In the sermons on the martyrs which Augustine preached at the very end of his life, we are left in no doubt as to what the donum perseverantiae, the gift of perseverence unto death, meant to him. They are extraordinary as evocations of the strength of the love of life, and of the intimate grip of the human flesh from which the soul is torn so unwillingly:
They really loved this life; yet they weighed it up. They thought of how much they should love the things eternal if they were capable of such deep love for things that pass away.

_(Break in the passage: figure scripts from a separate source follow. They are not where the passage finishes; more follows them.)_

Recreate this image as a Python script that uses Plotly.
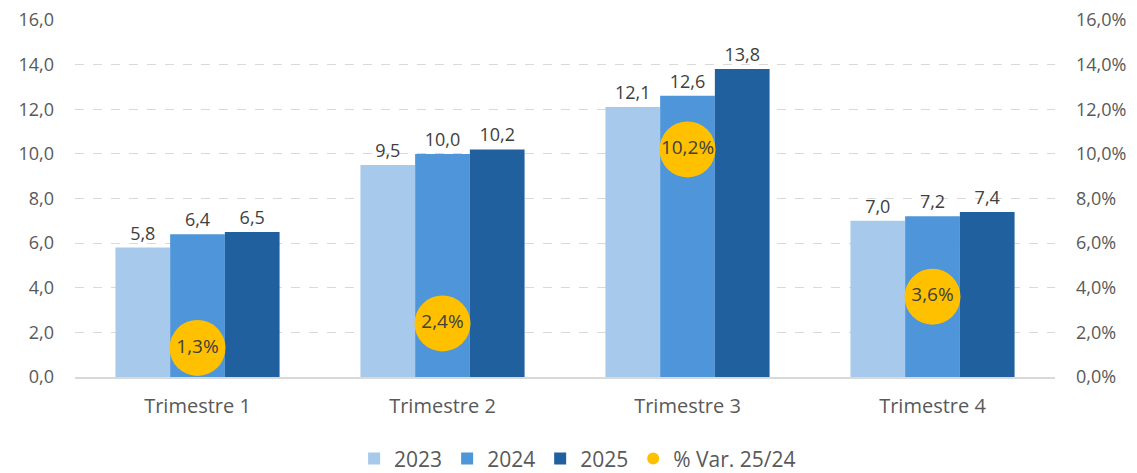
import plotly.graph_objects as go

categories = ["Trimestre 1", "Trimestre 2", "Trimestre 3", "Trimestre 4"]
v2023 = [5.8, 9.5, 12.1, 7.0]
v2024 = [6.4, 10.0, 12.6, 7.2]
v2025 = [6.5, 10.2, 13.8, 7.4]
var_pct = [1.3, 2.4, 10.2, 3.6]
var_labels = ["1,3%", "2,4%", "10,2%", "3,6%"]

FONT = "Open Sans"
TXT = "#595959"

fig = go.Figure()
for name, vals, col in [("2023", v2023, "#A7C9EB"), ("2024", v2024, "#4E95D9"), ("2025", v2025, "#21609E")]:
    fig.add_trace(go.Bar(
        x=categories, y=vals, name=name, marker_color=col, marker_line_width=0,
        texttemplate="%{y:.1f}", textposition="outside",
        cliponaxis=False, textfont=dict(size=18, color="#404040", family=FONT),
    ))

fig.add_trace(go.Scatter(
    x=categories, y=var_pct, name="% Var. 25/24", yaxis="y2", mode="markers+text",
    marker=dict(size=56, color="#FFC000"), text=var_labels, textposition="middle center",
    textfont=dict(size=19, color="#404040", family=FONT), cliponaxis=False,
))

fig.update_layout(
    width=1137, height=473, separators=",.",
    margin=dict(l=75, r=82, t=20, b=96, autoexpand=False),
    plot_bgcolor="white", paper_bgcolor="white",
    font=dict(family=FONT, size=18, color=TXT),
    barmode="group", bargap=0.33, bargroupgap=0,
    xaxis=dict(showline=True, linecolor="#D9D9D9", linewidth=1.5, ticks="", automargin=False,
               ticklabelstandoff=10, tickfont=dict(size=20)),
    yaxis=dict(range=[0, 16], dtick=2, tickformat=".1f", showgrid=True, gridcolor="#D9D9D9",
               griddash="dash", zeroline=False, ticks="", automargin=False,
               ticklabelstandoff=20, tickfont=dict(size=18)),
    yaxis2=dict(range=[0, 16], dtick=2, tickformat=".1f", ticksuffix="%", overlaying="y", side="right",
                showgrid=False, zeroline=False, ticks="", automargin=False,
                ticklabelstandoff=20, tickfont=dict(size=18)),
    legend=dict(orientation="h", xref="container", yref="container", x=0.508, xanchor="center",
                y=0.03, yanchor="middle",
                font=dict(size=21, color=TXT), itemsizing="constant", traceorder="normal"),
)

fig.write_html("out.html", config={"displayModeBar": False},
               post_script="document.body.style.margin='0';document.body.style.overflow='hidden';")
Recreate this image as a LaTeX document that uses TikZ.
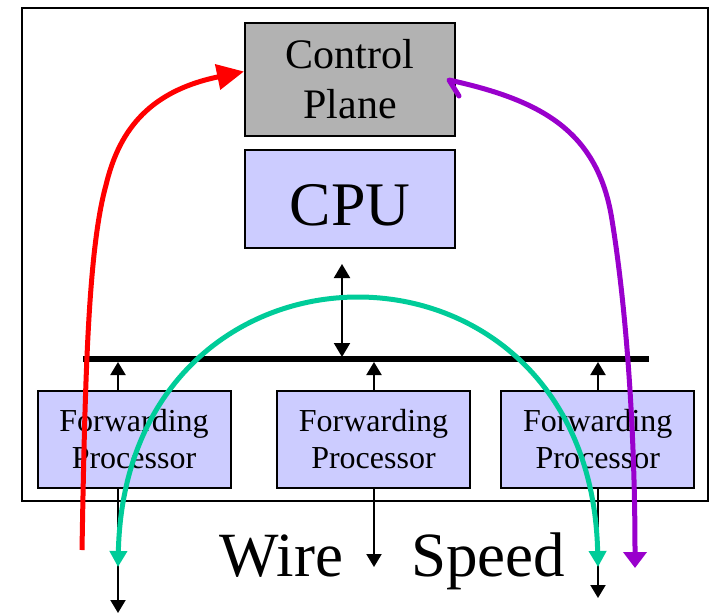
\documentclass[tikz,border=0pt]{standalone}
\usepackage{fontspec}
\setmainfont{Liberation Serif}
\usetikzlibrary{arrows.meta}
\definecolor{cpgray}{RGB}{178,178,178}
\definecolor{boxblue}{RGB}{204,204,255}
\definecolor{pathred}{RGB}{255,0,0}
\definecolor{pathpurple}{RGB}{153,0,204}
\definecolor{pathgreen}{RGB}{0,204,153}
\begin{document}
\begin{tikzpicture}[x=1pt,y=-1pt,
  box/.style={draw=black, line width=2pt, inner sep=0pt, align=center},
  cpbox/.style={box, fill=cpgray, minimum width=210pt, minimum height=113pt, font=\fontsize{42}{50}\selectfont},
  cpubox/.style={box, fill=boxblue, minimum width=210pt, minimum height=98pt, text height=54pt, font=\fontsize{62}{70}\selectfont},
  fpbox/.style={box, fill=boxblue, minimum width=193pt, minimum height=97pt, font=\fontsize{32}{37}\selectfont},
  wstext/.style={inner sep=0pt, anchor=base, font=\fontsize{63}{70}\selectfont},
  blackarr/.style={line width=2pt, -{Triangle[length=13pt,width=15pt]}},
  cpuarr/.style={line width=2pt, {Triangle[length=14pt,width=16pt]}-{Triangle[length=14pt,width=16pt]}},
  greenpath/.style={draw=pathgreen, line width=5pt, {Triangle[length=16pt,width=17pt]}-{Triangle[length=16pt,width=17pt]}},
  redpath/.style={draw=pathred, line width=5pt, -{Triangle[length=27pt,width=25pt]}},
  purplepath/.style={draw=pathpurple, line width=5pt, line join=round, line cap=round, -{Triangle[length=16pt,width=23pt]}}
]
\useasboundingbox (0,0) rectangle (709,614);
\draw[line width=2pt] (22,8) rectangle (708,501);

\node[cpbox] (cp) at (350,79.5) {Control\\Plane};
\node[cpubox] (cpu) at (350,199) {CPU};
\node[fpbox] (fp1) at (134,439) {Forwarding\\Processor};
\node[fpbox] (fp2) at (373.5,439) {Forwarding\\Processor};
\node[fpbox] (fp3) at (597.8,439) {Forwarding\\Processor};

\node[wstext] (wire) at (281.5,576) {Wire};
\node[wstext] (speed) at (488,576) {Speed};

% bus
\coordinate (busL) at (83,359);
\coordinate (busR) at (649,359);
\draw[line width=6pt] (busL) -- (busR);

% bus arrows
\coordinate (b1) at (118,362);
\coordinate (b2) at (374,362);
\coordinate (b3) at (598,362);
\draw[blackarr] (b1 |- fp1.north) -- (b1);
\draw[blackarr] (b2 |- fp2.north) -- (b2);
\draw[blackarr] (b3 |- fp3.north) -- (b3);

% CPU arrow
\coordinate (cputop) at (342,264);
\coordinate (cpubot) at (342,357);
\draw[cpuarr] (cputop) -- (cpubot);

% output arrows
\coordinate (o1) at (118,613);
\coordinate (o2) at (374,567);
\coordinate (o3) at (598,598);
\draw[blackarr] (o1 |- fp1.south) -- (o1);
\draw[blackarr] (o2 |- fp2.south) -- (o2);
\draw[blackarr] (o3 |- fp3.south) -- (o3);

% green arc
\coordinate (g1) at (118,567);
\coordinate (g2) at (598,567);
\draw[greenpath] (g1) .. controls (126,212) and (590,212) .. (g2);

% red path
\coordinate (r0) at (82,550);
\coordinate (rt) at ([yshift=8pt]cp.west);
\draw[redpath] (r0) .. controls (85,380) and (88,250) .. (106,185)
  .. controls (118,135) and (145,92) .. (rt);

% purple path
\coordinate (p0) at (459,96);
\coordinate (p1) at (449,80);
\coordinate (pt) at (635,568);
\draw[purplepath] (p0) -- (p1) .. controls (540,100) and (598,130) .. (612,220)
  .. controls (625,300) and (635,420) .. (pt);
\end{tikzpicture}
\end{document}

. . . [Augustine's] account of the miracles at the shrine of Saint Stephen, in the last book of the City of God, were far from being a capitulation to the "silly stories" current among the "common herd." For Augustine they were surreal rather than "silly." They betray the effort by which Augustine, a man formed in the most austerely immaterialistic current of Neo-Platonic thought available to an educated man of his age, had come to think the unthinkable concept of a future integration of flesh and spirit. The recorded miracles of healing at the shrines show God's power and his abiding concern for the flesh. . . . Miracles that had once struck Augustine, the contemplative, as of little significance, as so many lights dimmed by the sun of God's harmonious order, now take on a warmth and a glow of their own, as Augustine pays more heed to the instinctive fears of yearnings of the once-neglected body:
I know you want to keep on living. You do not want to die. And you want to pass from this life to another in such a way that you will not rise again as a dead man, but fully alive and transformed. This is what you desire. This is the deepest human feeling; mysteriously, the soul itself wishes and instinctively desires it.
-Peter Brown (The Cult of the Saints)



The Psalms thus become a voice for the dying in which all are engaged, partly because the world is a place of death and is passing away, partly because God gives new life, but only in the pain of death. It is because God is at work even in the pain of such death that the Psalmist dares enter God's presence with these realities. They have to do with God.